Après Senses (2015) et Asakao I & II (2018), le jeune prodige nippon Ryûsuke Hamaguchi poursuit avec brio son exploration de la psyché humaine à travers un road movie spleenétique d’une grâce sans pareille. Drive my car, récompensé à Cannes par le prix du meilleur scénario, raconte la trajectoire de deux êtres blessés qui se reconstruisent en prenant la route, et la parole. Yusuke, homme de théâtre, monte une version polyglotte d’Oncle Vania avec une troupe de comédiens à qui il demande de s’approprier leurs rôles en lisant à voix haute le texte de Tchekhov. En dehors des répétitions, son mal être le fait sombrer dans le mutisme et l’effacement.
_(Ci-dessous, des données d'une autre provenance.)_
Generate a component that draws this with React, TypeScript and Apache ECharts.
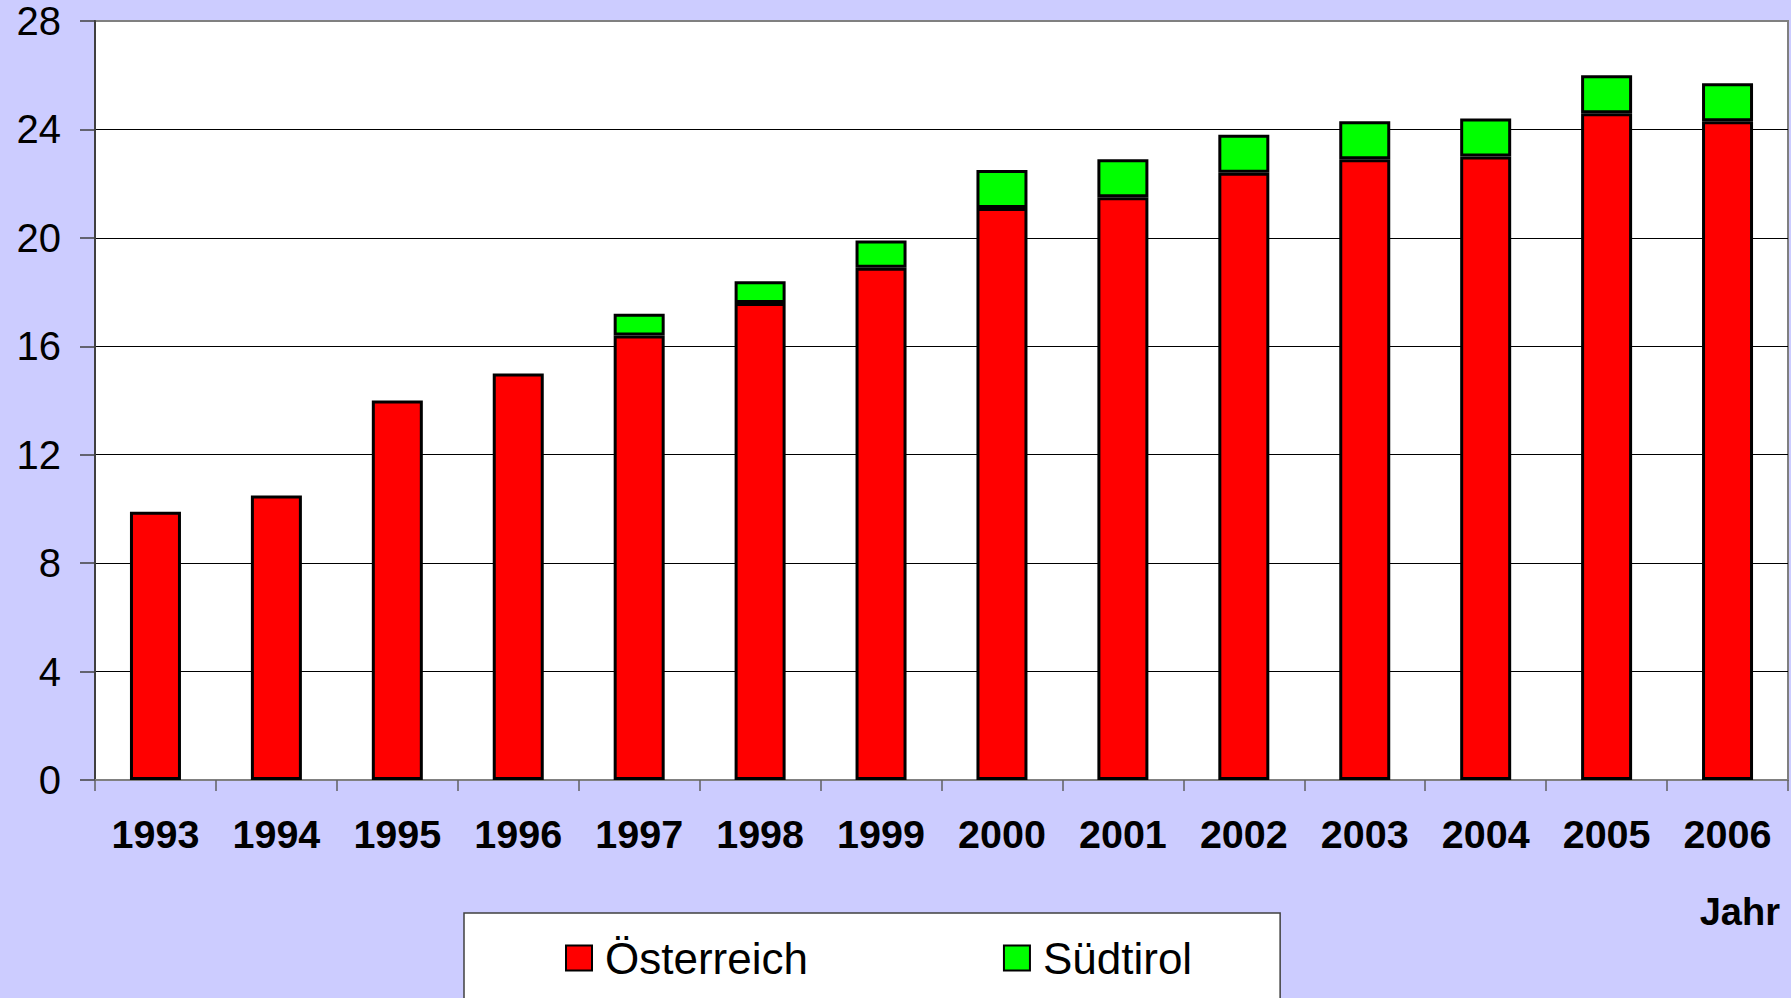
import React, { useEffect, useRef } from "react";
import * as echarts from "echarts";

const years = ["1993", "1994", "1995", "1996", "1997", "1998", "1999", "2000", "2001", "2002", "2003", "2004", "2005", "2006"];
const oesterreich = [9.9, 10.5, 14.0, 15.0, 16.4, 17.6, 18.9, 21.1, 21.5, 22.4, 22.9, 23.0, 24.6, 24.3];
const suedtirol: (number | null)[] = [null, null, null, null, 0.8, 0.8, 1.0, 1.4, 1.4, 1.4, 1.4, 1.4, 1.4, 1.4];
const yTicks = [0, 4, 8, 12, 16, 20, 24, 28];

const FONT = "'Liberation Sans', Arial, sans-serif";

export default function App() {
  const ref = useRef<HTMLDivElement>(null);
  useEffect(() => {
    if (!ref.current) return;
    const chart = echarts.init(ref.current, null, { renderer: "svg" });
    chart.setOption({
      animation: false,
      backgroundColor: "#CCCCFF",
      textStyle: { fontFamily: FONT },
      grid: {
        left: 95,
        top: 21,
        right: 3,
        bottom: 218,
        show: true,
        backgroundColor: "#FFFFFF",
        borderColor: "#808080",
        borderWidth: 2,
      },
      legend: {
        left: 464,
        top: 913,
        padding: [23, 88, 60, 101],
        backgroundColor: "#FFFFFF",
        borderColor: "#404040",
        borderWidth: 1.5,
        borderRadius: 0,
        itemWidth: 26,
        itemHeight: 25,
        itemGap: 195,
        icon: "rect",
        textStyle: { fontSize: 44, color: "#000", fontFamily: FONT, padding: [0, 0, 0, 8] },
        data: ["Österreich", "Südtirol"],
      },
      xAxis: {
        type: "category",
        data: years,
        axisLine: { show: true, lineStyle: { color: "#808080", width: 2 } },
        axisTick: { show: true, length: 11, lineStyle: { color: "#606060", width: 1.5 } },
        axisLabel: { fontSize: 39.5, fontWeight: "bold", color: "#000", margin: 34, fontFamily: FONT, interval: 0 },
        splitLine: { show: false },
      },
      yAxis: {
        type: "value",
        min: 0,
        max: 28,
        interval: 4,
        axisLine: { show: true, lineStyle: { color: "#404040", width: 2 } },
        axisTick: { show: true, length: 15, lineStyle: { color: "#404040", width: 1.5 } },
        axisLabel: {
          fontSize: 40,
          color: "#000",
          margin: 34,
          fontFamily: FONT,
          formatter: (v: number) => (yTicks.includes(v) ? String(v) : ""),
        },
        splitLine: { show: true, showMinLine: false, showMaxLine: false, lineStyle: { color: "#000", width: 1.2 } },
      },
      graphic: [
        {
          type: "text",
          right: 11,
          top: 893,
          style: { text: "Jahr", fontSize: 38, fontWeight: "bold", fill: "#000", fontFamily: FONT },
        },
      ],
      series: [
        {
          name: "Österreich",
          type: "bar",
          stack: "total",
          data: oesterreich,
          barWidth: 51,
          itemStyle: { color: "#FF0000", borderColor: "#000", borderWidth: 3 },
        },
        {
          name: "Südtirol",
          type: "bar",
          stack: "total",
          data: suedtirol,
          barWidth: 51,
          itemStyle: { color: "#00FF00", borderColor: "#000", borderWidth: 3 },
        },
      ],
    });
    return () => chart.dispose();
  }, []);
  return <div ref={ref} style={{ position: "fixed", left: 0, top: 0, width: 1791, height: 998 }} />;
}
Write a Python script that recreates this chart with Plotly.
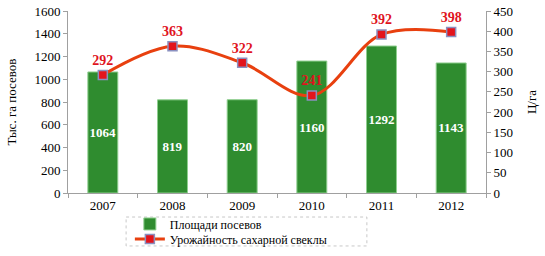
import plotly.graph_objects as go

years = ["2007", "2008", "2009", "2010", "2011", "2012"]
area = [1064, 819, 820, 1160, 1292, 1143]
yield_vals = [292, 363, 322, 241, 392, 398]

FONT = "Liberation Serif, Times New Roman, serif"

fig = go.Figure()
fig.add_trace(go.Bar(
    x=years, y=area, name="Площади посевов",
    marker=dict(color="#2f8c2f", line=dict(color="#8fcf8f", width=1)),
    width=0.43,
    text=[f"<b>{v}</b>" for v in area], textposition="inside", insidetextanchor="middle",
    textfont=dict(color="white", size=13, family=FONT),
    textangle=0, legend="legend",
))
fig.add_trace(go.Scatter(
    x=years, y=yield_vals, name="Урожайность сахарной свеклы", yaxis="y2",
    mode="lines+markers+text",
    line=dict(color="#e8400f", width=3, shape="spline", smoothing=1.0),
    marker=dict(symbol="square", size=9, color="#e3141c", line=dict(color="#8a90c0", width=1.5)),
    text=[f"<b>{v}</b>" for v in yield_vals], textposition="top center",
    textfont=dict(color="#e0141e", size=14, family=FONT),
    legend="legend2",
))

leg_common = dict(xanchor="left", yanchor="middle", orientation="v",
                  borderwidth=0, bgcolor="rgba(0,0,0,0)",
                  font=dict(size=12, family=FONT), itemwidth=30)

fig.update_layout(
    width=545, height=256,
    margin=dict(l=68, r=59, t=11, b=63, autoexpand=False),
    paper_bgcolor="white", plot_bgcolor="white",
    font=dict(family=FONT, size=12, color="black"),
    uniformtext=dict(mode="show", minsize=13),
    showlegend=True,
    legend=dict(x=0.148, y=-0.170, **leg_common),
    legend2=dict(x=0.148, y=-0.253, **leg_common),
    shapes=[dict(type="rect", xref="paper", yref="paper", x0=0.139, x1=0.715,
                 y0=-0.132, y1=-0.291, line=dict(color="#c8c8c8", width=1, dash="dot"),
                 fillcolor="rgba(0,0,0,0)", layer="below")],
    xaxis=dict(type="category", showline=True, linecolor="#a0a0a0", linewidth=1,
               ticks="outside", tickson="boundaries", ticklen=4, tickcolor="#a0a0a0",
               tickfont=dict(size=13), showgrid=False),
    yaxis=dict(range=[0, 1600], dtick=200, showline=True, linecolor="#a0a0a0", linewidth=1,
               ticks="outside", ticklen=4, tickcolor="#a0a0a0", showgrid=False,
               tickfont=dict(size=13), zeroline=False,
               title=dict(text="Тыс. га посевов", font=dict(size=13), standoff=14)),
    yaxis2=dict(range=[0, 450], dtick=50, overlaying="y", side="right", showline=True,
                linecolor="#a0a0a0", linewidth=1, ticks="outside", ticklen=4, tickcolor="#a0a0a0",
                showgrid=False, tickfont=dict(size=13), zeroline=False,
                title=dict(text="Ц/га", font=dict(size=13), standoff=14)),
)

fig.write_html("out.html")
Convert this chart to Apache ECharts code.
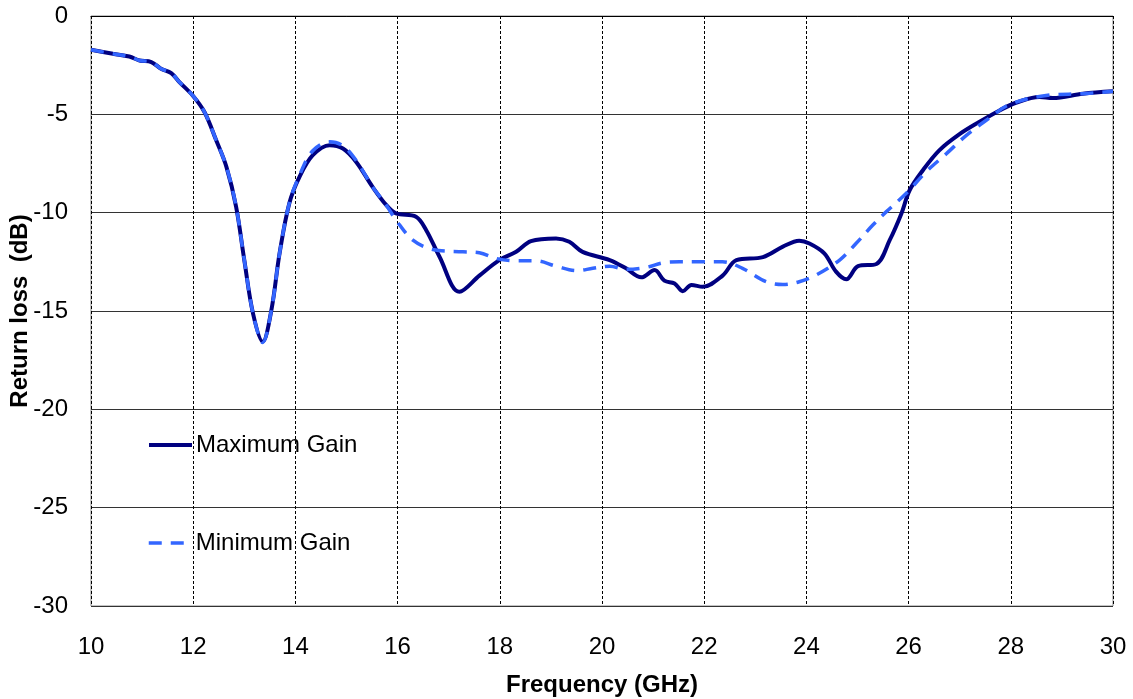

C’est au contact d’une jeune conductrice secrète, Misaki, que Ysusuke parvient finalement à se livrer, l’un et l’autre remettant dès lors en mouvement leurs rouages intérieurs. Adapté d’une courte nouvelle éponyme de Haruki Murakami, ce récit initial est étoffé par d’autres histoires passées et présentes qui se structurent par le jaillissement des mots, interrogent les liens entre la vie et l’art et composent une fresque émouvante sur la solitude, la perte et le mystère insondable des êtres. La mise en scène, élégante et fluide, fait quant à elle passer les trois heures du métrage aussi vite qu’un songe dont on peinerait à sortir si la dernière tirade de la pièce de Tchekhov ne venait nous éveiller et nous rappeler que, quelque soient nos états d’âme, « il faut vivre ! ». ⎥ Noémie Bourdiol

DRIVE MY CAR
Réalisateur(s) : Ryusuke Hamaguchi
Acteur(s) : Hidetoshi Nishijima, Toko Miura, Masaki Okada
Genre(s) : Drame
Origine : Japon
Durée : 2h50
Synopsis : Alors qu'il n'arrive toujours pas à se remettre d'un drame personnel, Yusuke Kafuku, acteur et metteur en scène de théâtre, accepte de monter Oncle Vania dans un festival, à Hiroshima. Il y fait la connaissance de Misaki, une jeune femme réservée qu'on lui a assignée comme chauffeure. Au fil des trajets, la sincérité croissante de leurs échanges les oblige à faire face à leur passé.